Freeman High School is a public high school located north of Rockford, Washington and 19 mi southwest of Spokane, Washington. It is a part of the adjacent three-school Freeman School District facility that contains Freeman Elementary School, Freeman Middle School, and Freeman High School.

==Athletics==
Freeman high school competes in Washington's Northeast A League. The school fields teams in the following sports:
- Fall: Cross Country, Football, Soccer, Volleyball
- Winter: Wrestling, Basketball
- Spring: Baseball, Golf, Softball, Tennis and Track & Field

Freeman's athletic teams are known as the Scotties. The elementary and middle schools were known as the Freeman Raiders until 2014. The original old Scottie dog logo was created by Freeman student Margee Noble.

==History==
The Freeman School District was formed in 1955 as a consolidation of the Rockford, Lindbergh, and Sunnyside School Districts. There had been another Freeman school district prior to 1940, when it was annexed by Lindbergh.

===2017 shooting===

On September 13, 2017, a gunman opened fire at Freeman. The assailant, then 15-year-old sophomore Caleb Sharpe, brought two guns, an AR-15 rifle and a Colt 1903 pistol then shot and killed one student, 15-year-old fellow sophomore Samuel Strahan, who was attempting to prevent the shooting from taking place, in the torso and head. Three other students were injured and taken to the hospital. Sharpe pleaded guilty before his trial as an adult.

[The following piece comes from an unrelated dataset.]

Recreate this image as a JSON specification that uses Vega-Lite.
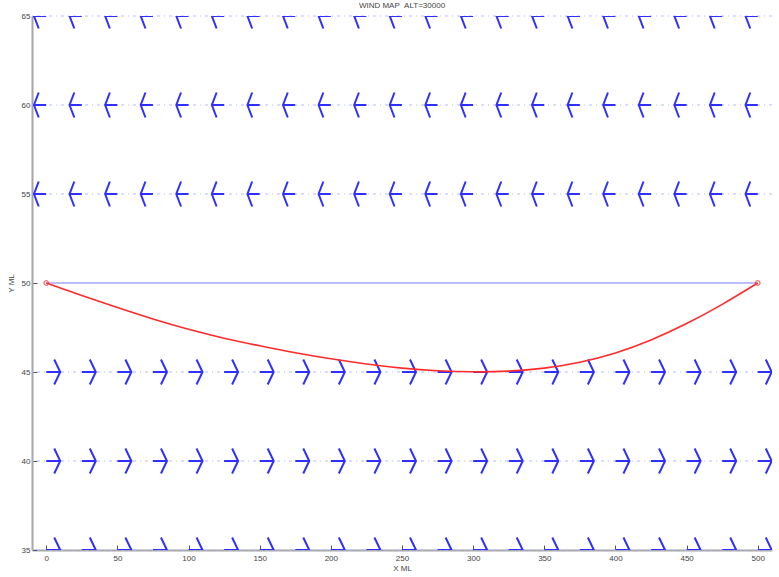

In 2022, Sharpe was sentenced to 40 years to life in prison. In September 2024 he was re-sentenced to 25 years to life due to a law banning people from being sentenced to over 25 years to life for crimes committed before they were 16 years old.

==Demographics==
The demographic breakdown of the 317 students enrolled in 2019–2020 was:
- Male – 53.8%
- Female – 46.2%
- Native American/Alaskan – 3.1%
- Asian/Pacific islanders – 2.4%
- Black – 1.2%
- Hispanic – 5.8%
- White – 85.6%
- Multiracial – 1.9%

22.3 percent of the students were eligible for free or reduced lunch.